One of my morning routines is to make a pot of coffee and fix a cup for Denice and myself. Denice likes to watch T.V. while she has her coffee. I like peace and quiet. I usually take my coffee and my Bible and go outside to enjoy the early morning air. The city isn’t busy yet, so it’s still quiet and very peaceful.
I sip my coffee, read my Bible, think, and pray. It’s not a planning time for the day. Generally, the day has already been well scheduled out with responsibilities and projects. It’s a refreshing time for my spirit and soul.
It is always a very uplifting time as I read, reflect, dream, pray, listen, and think. There have been times of correction and repentance. There have been times of affirmation and encouragement. There have been times of revelation and direction, times when answers suddenly became clear. Sometimes, just the simple exchange of love—mine responding to His—accompanied by the deep sense of sonship and security.
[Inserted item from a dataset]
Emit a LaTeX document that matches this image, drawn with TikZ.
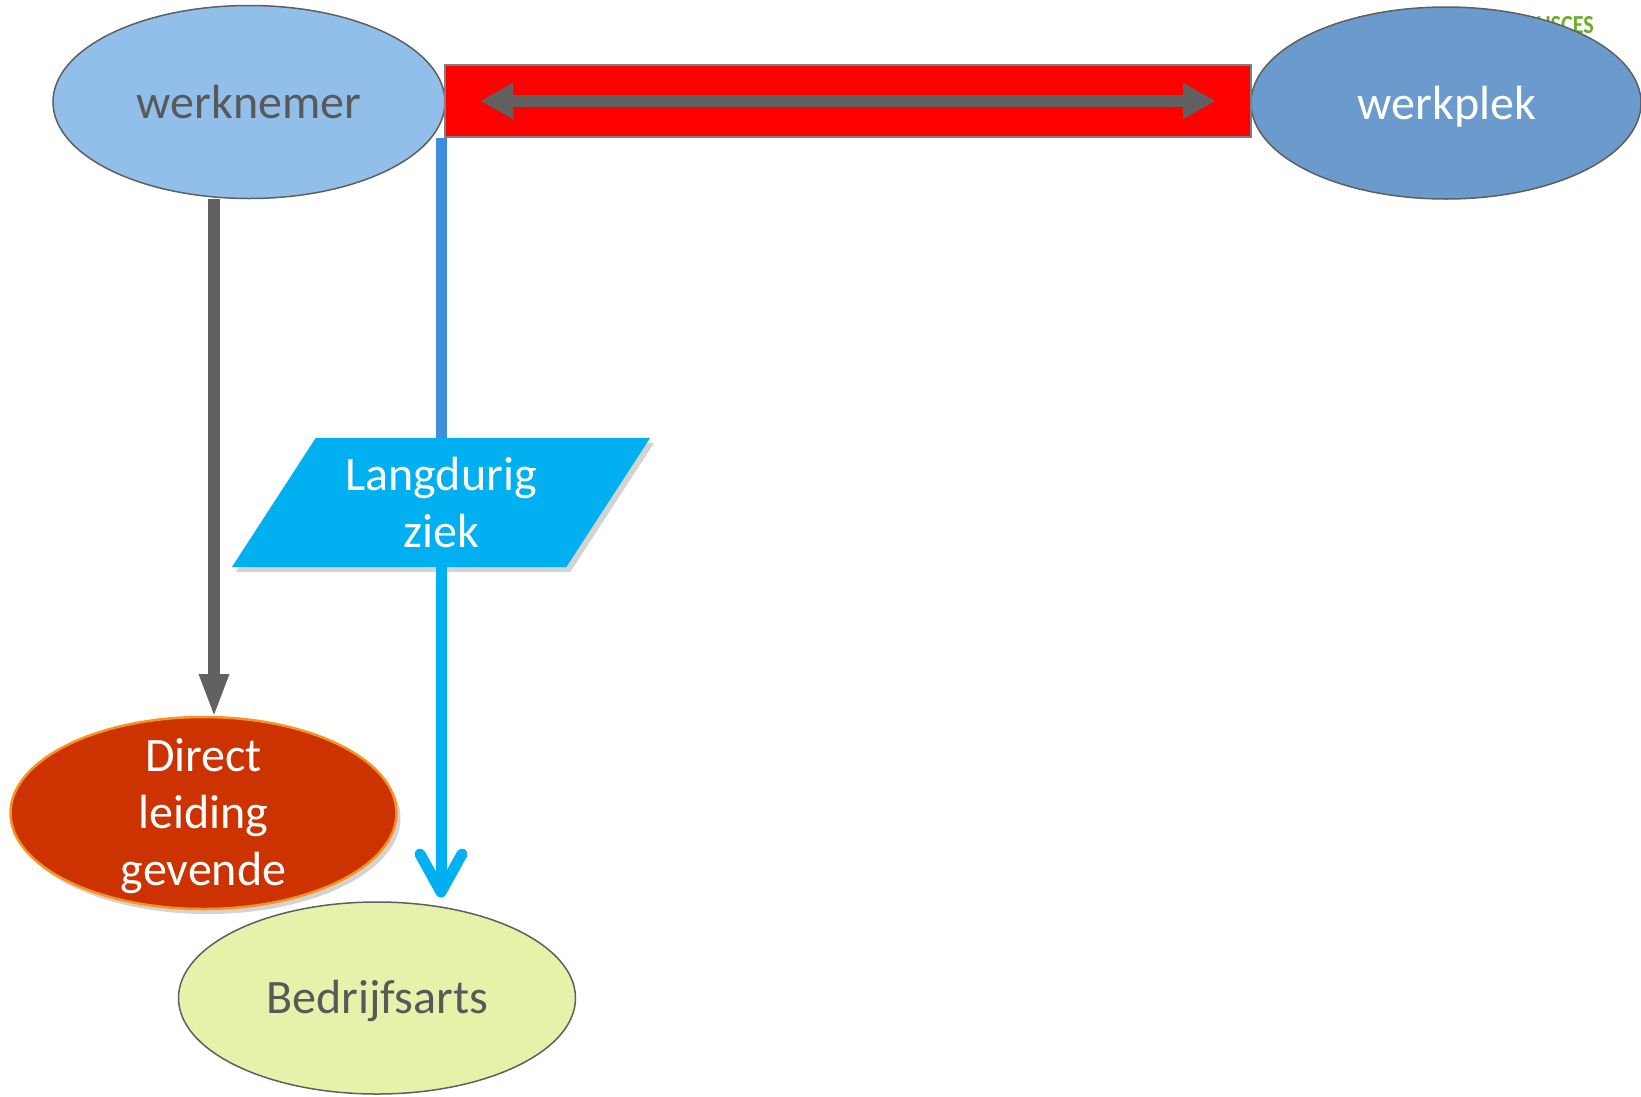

These times are so important in my life. It is very rare that I will allow anything or anyone to disturb them. They are a source of strength for my day. No matter where I am, like an old friend, they remain.
These are not times for sermon preparation, though they are the seedbed for all my sermons. These are very intimate, personal times. Sometimes, only one verse can be read, for it seems to explode within me. My spirit, like a puppy running after its master, wants to run to the throne. A season of prayer follows that revolves around what the Holy Spirit just spoke through that one verse.
Sometimes I may read chapters with short moments of prayer scattered throughout. Sometimes, I may read a portion over, and over, and over—my praying and reading so intertwined they almost seem one and really are.
There are times when it seems very mechanical and dutiful. But I still do it, pressing on to know Him more, to be changed more into His image, to take on more of His nature, determined that there be less of me and more of Him. I love it when He overwhelms me in the midst of it, but I love it also when it’s simply the walking out of a commitment in my life. I know it produces fruit in me and through me for His glory.
In my life, this is my primary call. It is the fountain from which all other calls issue forth in my life. I see myself called first and foremost to be with Jesus and to know Him. Everything I am and do in life (not just ministry) should be the offspring of this one calling. I say “should be” because it’s a journey I am on, not a destination I have arrived at yet.
So I keep pressing on, determined to catch Him Who has caught me. To behold the wonder of Jesus as much as I can in this life, so that others my catch a glimpse of Him in the mirror of my life.